Спасатели приехали из Краби десять минут спустя; они бросились сначала в развлекательный центр. Бомба взорвалась в самом большом из всех баров,
Когда спасатели вбежали на террасу ресторана, я все еще сжимал Валери в объятиях; тело ее было теплым. В двух метрах от меня лежала женщина с залитым кровью и утыканным осколками лицом. Иные сидели за столиками разинув рот – смерть застигла их врасплох. Я закричал, ко мне подошли два санитара, взяли у меня из рук Валери, бережно положили ее на носилки. Я попробовал встать, но тут же упал навзничь, стукнувшись затылком об пол. И тогда я отчетливо услышал, как кто-то сказал по-французски:
– Она умерла.
Часть третья
Папайя-бич
1
Впервые за долгое время я проснулся один. Больница в Краби небольшая, светлая; в то же утро меня посетил врач-француз из организации “Врачи мира”; они прибыли сюда на другой день после взрыва. Доктору на вид лет тридцать, спина чуть сгорблена, выражение лица озабоченное. Он сказал, что я спал трое суток.
– То есть не то чтобы спали, – пояснил он. – Временами вы выглядели бодрствующим, мы пытались с вами говорить, но только сейчас нам удалось установить с вами контакт.
“Установить контакт”, – повторил я про себя. Он сообщил мне об ужасных последствиях нападения: число погибших достигло ста семнадцати человек; терактов такого масштаба еще не случалось в Азии. Некоторые пострадавшие находились в критическом состоянии, их сочли нетранспортабельными; в их числе был Лионель.
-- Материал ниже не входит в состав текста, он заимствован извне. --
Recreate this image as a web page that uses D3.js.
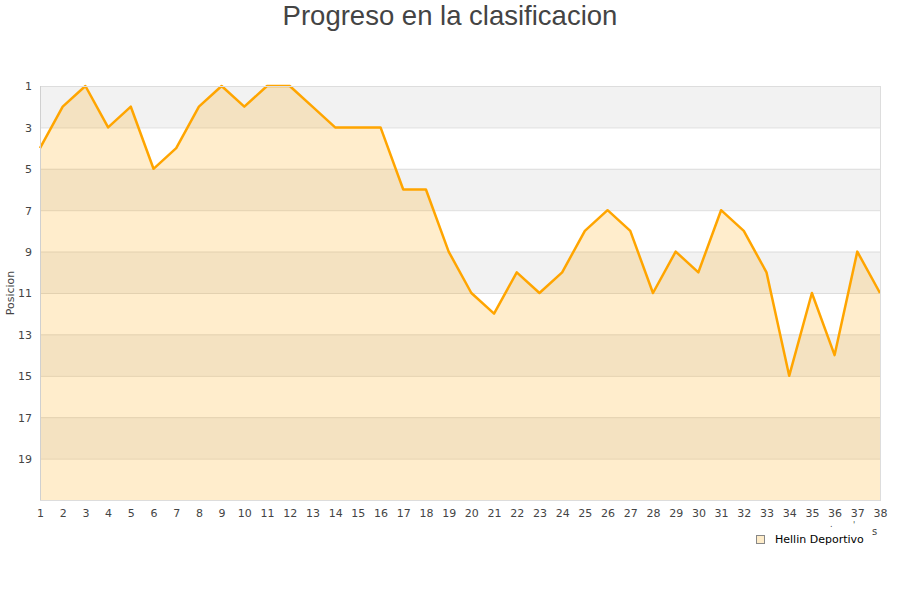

Ему оторвало обе ноги, осколок металла угодил в живот; шансы остаться в живых он имел крайне низкие. Других тяжелораненых перевезли в больницу Бумрунград в Бангкоке. Жан-Ив отделался легко, пуля пробила ему плечевую кость; помощь оказали на месте. У меня же не было совсем ничего, ни царапинки.
– Что касается вашей подруги… – сказал доктор под конец, – ее тело уже доставлено во Францию. Я говорил по телефону с ее родителями: ее похоронят в Бретани.
Он замолчал; наверное, ждал, когда я что-нибудь скажу. Он наблюдал за мной исподволь, и взгляд его делался все более озабоченным.
Около полудня появилась санитарка с подносом; час спустя она его унесла. Сказала, что я должен начать есть, это совершенно необходимо.
Во второй половине дня меня навестил Жан-Ив. Он тоже как-то странно на меня косился. Говорил в основном о Лионеле; бедняга умирал: вопрос нескольких часов. Лионель много звал Ким. Она каким-то чудом осталась цела и, похоже, быстро утешилась: накануне вечером Жан-Ив видел ее в Краби под ручку с англичанином. Он ни словом не обмолвился об этом Лионелю, но тот, как видно, и не обольщался. “Мне повезло, что я вообще ее встретил”, – говорил он.
– Странно, – добавил Жан-Ив, – он выглядит счастливым.
Когда он уходил, я сообразил, что сам за все время не произнес ни звука; я совершенно не знал, что сказать. Я чувствовал: что-то не так, но это чувство было смутным, трудновыразимым. Мне казалось, что лучше всего молчать и ждать, пока все вокруг не поймут свою ошибку; просто потерпеть какое-то время.
Прощаясь, Жан-Ив еще раз взглянул на меня и сокрушенно покачал головой. Как выяснилось позже, я, оставаясь в палате один, говорил беспрестанно и замолкал, как только кто-нибудь входил.
Еще через несколько дней на санитарном самолете нас перевезли в больницу Бумрунград. Я не очень понимал зачем; думаю, для того, наверное, чтобы нас допросила полиция. Лионель скончался накануне; проходя по коридору, я видел его тело, завернутое в саван.